The school drive began after Merritt and O'Berry found out that a Blue-Gray Transport trailer would be parked at Twigg's Cycles as a collection point for emergency supplies for hurricane-devastated Florida.

That effort began after Valen Meadows, of Meadows Agency of Insurance in Boonsboro, received an e-mail from a friend in Florida who likened conditions to that of a third-world country and began rallying Tri-State area businesses.

Diane Favret, director of admissions and marketing at the high school, said was impressed by how quickly the school drive came together. About five van loads and one carload worth of donated items were amassed there by early Wednesday afternoon, just two days after it was announced to students, she said.

"This whole area was filled with gallons of water, bedding, clothing," Favret said. "Today, the mailman was tripping over stuff.
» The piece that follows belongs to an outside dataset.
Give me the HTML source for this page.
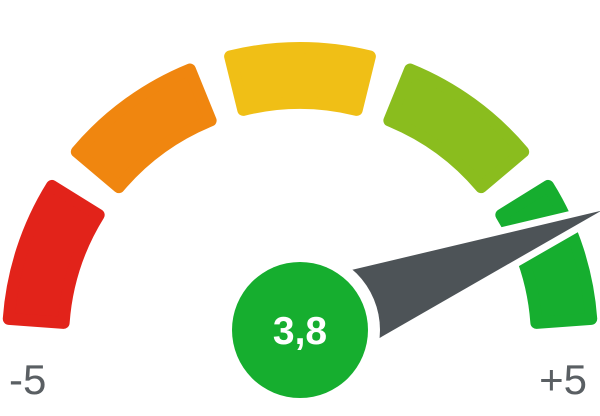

It was great."

National Honor Society members Lauren Burton and Tom Horejs were among those on hand for the final delivery to the tractor-trailer.

Burton, president of the honor society, said students were offered a school day "out-of-uniform" for donations of at least 10 items or $20.

"I think even without the incentive, we'd have done it," Burton said as she finished emptying a car full of goods. "If we had a whole week, we would have filled this whole thing easily."

She said nearly the entire student body, as well as teachers and local businesses, made donations ranging from a few dollars to a couch.

The trailer was more than 75 percent full about three hours before its Wednesday evening departure for Florida.

Twigg's Sales Representative Paul Lynch, who helped load the truck this week, said the school's drive accounted for more than 10 percent of the total items gathered.

"They were steady bringing stuff," Lynch said. "I didn't think they'd get the turnout they did on such short notice."

Lynch said donations from the community came in steadily all week, as well.

"There's been stuff waiting for us in the mornings when we got here," he said.